- North American box art
- Developer(s): Aicom
- Publisher(s): Jaleco
- Composer(s): Kazuo Sawa Toshiko Tasaki
- Platform(s): Nintendo Entertainment System
- Release: JP: September 28, 1990; NA: March 1991; EU: 1991;
- Genre(s): Action, platformer
- Mode(s): Single-player

= Totally Rad =

1990 video game

Totally Rad, known in Japan as Magic John (マジック・ジョン, Majikku Jon), is an action-adventure game developed by Aicom and published by Jaleco for the Nintendo Entertainment System. The game was released in Japan on September 28, 1990, in North America in March 1991, and in Europe the same year.

== Gameplay ==

- Multiple boss fights ranging in complexity
- Special summoning abilities
- Side-scrolling platform game

== Plot ==

Jake is using an earth spell to defeat one of the major enemies in the game.

Jake (John in the Japanese version) is hired as an apprentice magician by Zebediah Pong (simply referred to as Pong in the Japanese version). He is training when some strange people attack and kidnap his girlfriend, Allison (Yuu in the Japanese version). Jake goes on a quest to find out where they came from and why they wanted Allison. Afterwards, Jake discovers Allison's kidnapping was a feint to force Allison's father, a renowned scientist, out of hiding. Jake must not only save Allison's father, but ultimately battle an evil king who plans to lead a subterranean army in a battle against the people of Jake's world.

The Japanese and North American versions of the game are mostly the same, except for the characters. In the original Magic John, the main characters are two preadolescent, Japanese-style cartoon friends. In Totally Rad, they are redesigned into becoming two Californian teens who talk in contemporary "surfer" lingo.

Magic John has unlimited continues. The player can run out of lives any number of times, and the only way to get a Game Over is by selecting No on the Continue screen.

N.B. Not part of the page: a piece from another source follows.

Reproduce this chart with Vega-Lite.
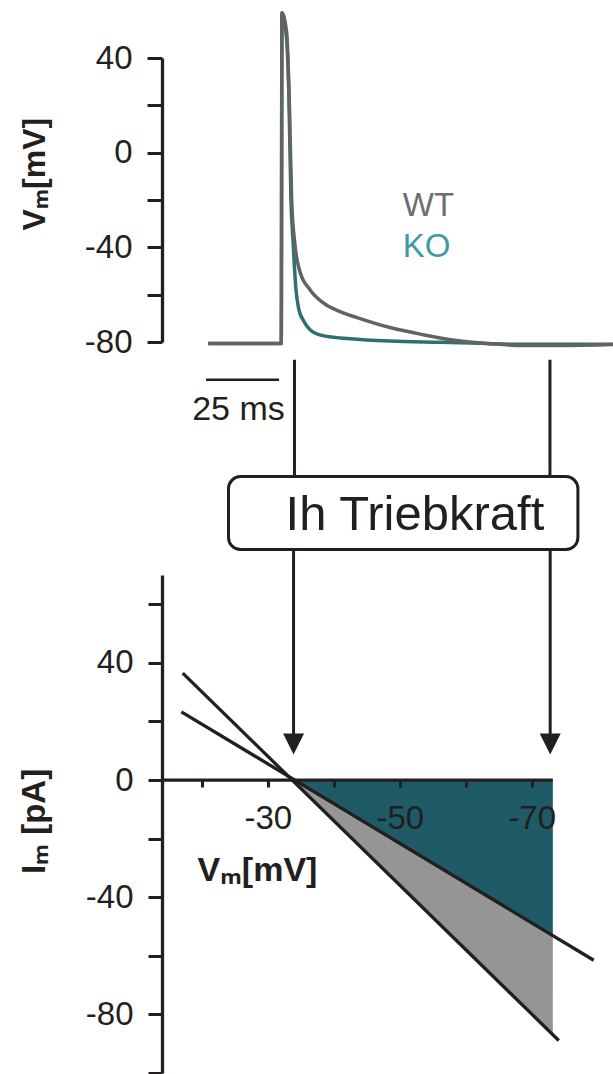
{
  "$schema": "https://vega.github.io/schema/vega-lite/v6.json",
  "padding": {"left": 18, "top": 5, "right": 0, "bottom": 0},
  "background": "white",
  "spacing": 233,
  "bounds": "flush",
  "config": {
    "view": {"stroke": null},
    "axis": {
      "grid": false,
      "labelFont": "Liberation Sans",
      "titleFont": "Liberation Sans, Noto Sans, DejaVu Sans",
      "domainColor": "#231f20",
      "tickColor": "#231f20",
      "labelColor": "#231f20",
      "titleColor": "#231f20"
    },
    "text": {"font": "Liberation Sans"}
  },
  "datasets": {
    "trace": [
      {"g": "KO", "t": -25.3, "v": -80.6},
      {"g": "KO", "t": -0.25, "v": -80.6},
      {"g": "KO", "t": 0, "v": 59.1},
      {"g": "KO", "t": 1.6, "v": 47.7},
      {"g": "KO", "t": 2.4, "v": 22.4},
      {"g": "KO", "t": 3.08, "v": -19.9},
      {"g": "KO", "t": 3.77, "v": -36.8},
      {"g": "KO", "t": 4.8, "v": -58},
      {"g": "KO", "t": 5.8, "v": -66.3},
      {"g": "KO", "t": 7.2, "v": -70.6},
      {"g": "KO", "t": 9.6, "v": -74.8},
      {"g": "KO", "t": 14.0, "v": -77.3},
      {"g": "KO", "t": 23.3, "v": -78.6},
      {"g": "KO", "t": 37.0, "v": -79.6},
      {"g": "KO", "t": 54.1, "v": -80.1},
      {"g": "KO", "t": 67.8, "v": -80.5},
      {"g": "KO", "t": 81.5, "v": -81.0},
      {"g": "KO", "t": 113.4, "v": -81.0},
      {"g": "WT", "t": -25.3, "v": -80.6},
      {"g": "WT", "t": -0.25, "v": -80.6},
      {"g": "WT", "t": 0, "v": 59.1},
      {"g": "WT", "t": 1.61, "v": 50.7},
      {"g": "WT", "t": 2.5, "v": 22.4},
      {"g": "WT", "t": 3.32, "v": -19.9},
      {"g": "WT", "t": 4.45, "v": -38.9},
      {"g": "WT", "t": 6.16, "v": -50.3},
      {"g": "WT", "t": 9.59, "v": -57.9},
      {"g": "WT", "t": 14.04, "v": -63.4},
      {"g": "WT", "t": 19.9, "v": -67.2},
      {"g": "WT", "t": 25.7, "v": -69.7},
      {"g": "WT", "t": 37.0, "v": -73.9},
      {"g": "WT", "t": 48.3, "v": -76.9},
      {"g": "WT", "t": 59.9, "v": -79.4},
      {"g": "WT", "t": 71.2, "v": -80.7},
      {"g": "WT", "t": 82.5, "v": -81.5},
      {"g": "WT", "t": 95.2, "v": -81.5},
      {"g": "WT", "t": 113.4, "v": -81.1}
    ],
    "legendText": [
      {"label": "WT", "t": 41.4, "v": -26.9},
      {"label": "KO", "t": 41.4, "v": -43.9}
    ],
    "scaleBar": [
      {"t": -26.0, "t2": -1.0, "v": -95.9, "v2": -95.9}
    ],
    "scaleText": [
      {"label": "25 ms", "t": -14.9, "v": -112.8}
    ],
    "topArrows": [
      {"t": 4.28, "t2": 4.28, "v": -87.5, "v2": -146.6},
      {"t": 91.8, "t2": 91.8, "v": -87.5, "v2": -146.6}
    ],
    "areas": [
      {"part": "gray", "v": -33.9, "i": 0, "i2": 0},
      {"part": "gray", "v": -73.2, "i": -86.9, "i2": -53.1},
      {"part": "teal", "v": -33.9, "i": 0, "i2": 0},
      {"part": "teal", "v": -73.2, "i": -53.1, "i2": 0}
    ],
    "ivLines": [
      {"line": "steep", "v": -17.1, "i": 36.5},
      {"line": "steep", "v": -74.1, "i": -88.9},
      {"line": "flat", "v": -16.9, "i": 23.3},
      {"line": "flat", "v": -79.4, "i": -61.5}
    ],
    "zeroLine": [
      {"v": -13.96, "v2": -73.2, "i": 0}
    ],
    "bottomArrows": [
      {"v": -33.9, "i": 90, "i2": 14},
      {"v": -72.8, "i": 90, "i2": 14}
    ],
    "arrowHeads": [
      {"v": -33.9, "i": 12.3},
      {"v": -72.8, "i": 12.3}
    ],
    "box": [
      {"v": -24.04, "v2": -77.0, "i": 103.6, "i2": 78.7}
    ],
    "boxText": [
      {"label": "Ih Triebkraft", "v": -52.3, "i": 85.5}
    ]
  },
  "vconcat": [
    {
      "width": 451,
      "height": 284,
      "encoding": {
        "x": {"field": "t", "type": "quantitative", "scale": {"domain": [-41.1, 113.4], "nice": false, "zero": false}, "axis": null},
        "y": {
          "field": "v", "type": "quantitative",
          "scale": {"domain": [-80, 40], "nice": false, "zero": false},
          "axis": {
            "orient": "left",
            "values": [-80, -60, -40, -20, 0, 20, 40],
            "labelExpr": "datum.value % 40 === 0 ? '' + datum.value : ''",
            "tickSize": 15, "tickWidth": 3, "domainWidth": 3.3,
            "labelFontSize": 33, "labelPadding": 15, "labelOverlap": false,
            "title": "Vₘ[mV]", "titleFontSize": 32, "titleFontWeight": "bold",
            "titleX": -128, "titleY": 115.7, "titleBaseline": "middle", "titleAngle": -90, "titleAlign": "center"
          }
        }
      },
      "layer": [
        {
          "data": {"name": "trace"},
          "transform": [{"filter": "datum.g === 'KO'"}],
          "mark": {"type": "line", "color": "#2e6f70", "strokeWidth": 3.5, "interpolate": "monotone"}
        },
        {
          "data": {"name": "trace"},
          "transform": [{"filter": "datum.g === 'WT'"}],
          "mark": {"type": "line", "color": "#636365", "strokeWidth": 3.5, "interpolate": "monotone"}
        },
        {
          "data": {"name": "legendText"},
          "mark": {"type": "text", "align": "left", "baseline": "alphabetic", "fontSize": 33},
          "encoding": {
            "text": {"field": "label"},
            "color": {"field": "label", "type": "nominal", "scale": {"domain": ["WT", "KO"], "range": ["#6d6e70", "#3d9ca1"]}, "legend": null}
          }
        },
        {
          "data": {"name": "scaleBar"},
          "mark": {"type": "rule", "color": "#231f20", "strokeWidth": 2.5},
          "encoding": {"x2": {"field": "t2"}, "y2": {"field": "v2"}}
        },
        {
          "data": {"name": "scaleText"},
          "mark": {"type": "text", "align": "center", "baseline": "alphabetic", "fontSize": 34, "color": "#231f20"},
          "encoding": {"text": {"field": "label"}}
        },
        {
          "data": {"name": "topArrows"},
          "mark": {"type": "rule", "color": "#231f20", "strokeWidth": 3},
          "encoding": {"y2": {"field": "v2"}}
        }
      ]
    },
    {
      "width": 451,
      "height": 498,
      "encoding": {
        "x": {
          "field": "v", "type": "quantitative",
          "scale": {"domain": [-82.32, -13.96], "reverse": true, "nice": false, "zero": false},
          "axis": {
            "orient": "bottom", "offset": -293, "zindex": 1,
            "values": [-20, -30, -40, -50, -60, -70],
            "labelExpr": "(datum.value + 30) % 20 === 0 ? '' + datum.value : ''",
            "domain": false, "tickSize": 7, "tickWidth": 3,
            "labelFontSize": 33, "labelPadding": 15, "labelOverlap": false, "labelFlush": false,
            "title": "Vₘ[mV]", "titleFontSize": 34, "titleFontWeight": "bold",
            "titleX": 95, "titleY": 90, "titleBaseline": "middle", "titleAlign": "center"
          }
        },
        "y": {
          "field": "i", "type": "quantitative",
          "scale": {"domain": [-100, 70], "nice": false, "zero": false},
          "axis": {
            "orient": "left",
            "values": [-100, -80, -60, -40, -20, 0, 20, 40, 60],
            "labelExpr": "datum.value % 40 === 0 ? '' + datum.value : ''",
            "tickSize": 14, "tickWidth": 3, "domainWidth": 3.3,
            "labelFontSize": 33, "labelPadding": 15, "labelOverlap": false,
            "title": "Iₘ [pA]", "titleFontSize": 33, "titleFontWeight": "bold",
            "titleX": -128, "titleY": 246, "titleBaseline": "middle", "titleAngle": -90, "titleAlign": "center"
          }
        }
      },
      "layer": [
        {
          "data": {"name": "areas"},
          "transform": [{"filter": "datum.part === 'gray'"}],
          "mark": {"type": "area", "orient": "vertical", "color": "#959595", "opacity": 1},
          "encoding": {"y2": {"field": "i2"}}
        },
        {
          "data": {"name": "areas"},
          "transform": [{"filter": "datum.part === 'teal'"}],
          "mark": {"type": "area", "orient": "vertical", "color": "#1f5a67", "opacity": 1},
          "encoding": {"y2": {"field": "i2"}}
        },
        {
          "data": {"name": "ivLines"},
          "mark": {"type": "line", "color": "#231f20", "strokeWidth": 3.3},
          "encoding": {"detail": {"field": "line"}}
        },
        {
          "data": {"name": "zeroLine"},
          "mark": {"type": "rule", "color": "#231f20", "strokeWidth": 3.3},
          "encoding": {"x2": {"field": "v2"}}
        },
        {
          "data": {"name": "bottomArrows"},
          "mark": {"type": "rule", "color": "#231f20", "strokeWidth": 3},
          "encoding": {"y2": {"field": "i2"}}
        },
        {
          "data": {"name": "arrowHeads"},
          "mark": {"type": "point", "shape": "M-1,-1L1,-1L0,1Z", "size": 441, "filled": true, "color": "#231f20", "opacity": 1}
        },
        {
          "data": {"name": "box"},
          "mark": {"type": "rect", "fill": "white", "stroke": "#231f20", "strokeWidth": 3, "cornerRadius": 12},
          "encoding": {"x2": {"field": "v2"}, "y2": {"field": "i2"}}
        },
        {
          "data": {"name": "boxText"},
          "mark": {"type": "text", "align": "center", "baseline": "alphabetic", "fontSize": 49, "color": "#231f20"},
          "encoding": {"text": {"field": "label"}}
        }
      ]
    }
  ]
}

In Totally Rad however, the player is limited to three continues -- the fourth time they run out of lives, it cuts straight to the Game Over screen and music.

== Manual ==
The instruction manual for Totally Rad is filled with surfer lingo, in addition to comical picture breaks and comments about the author's "babe" and how attractive she looks in the picture he put of her in the instruction manual.

== Reception ==

Mean Machines magazine gave the game a score of 63 out of 100 giving criticism to the lack of challenge in the first few levels, repetitive action, over simplistic gameplay and concluding “A reasonable game which misses out on brilliance due to over-simplification of the gameplay and unoriginal gameplay.”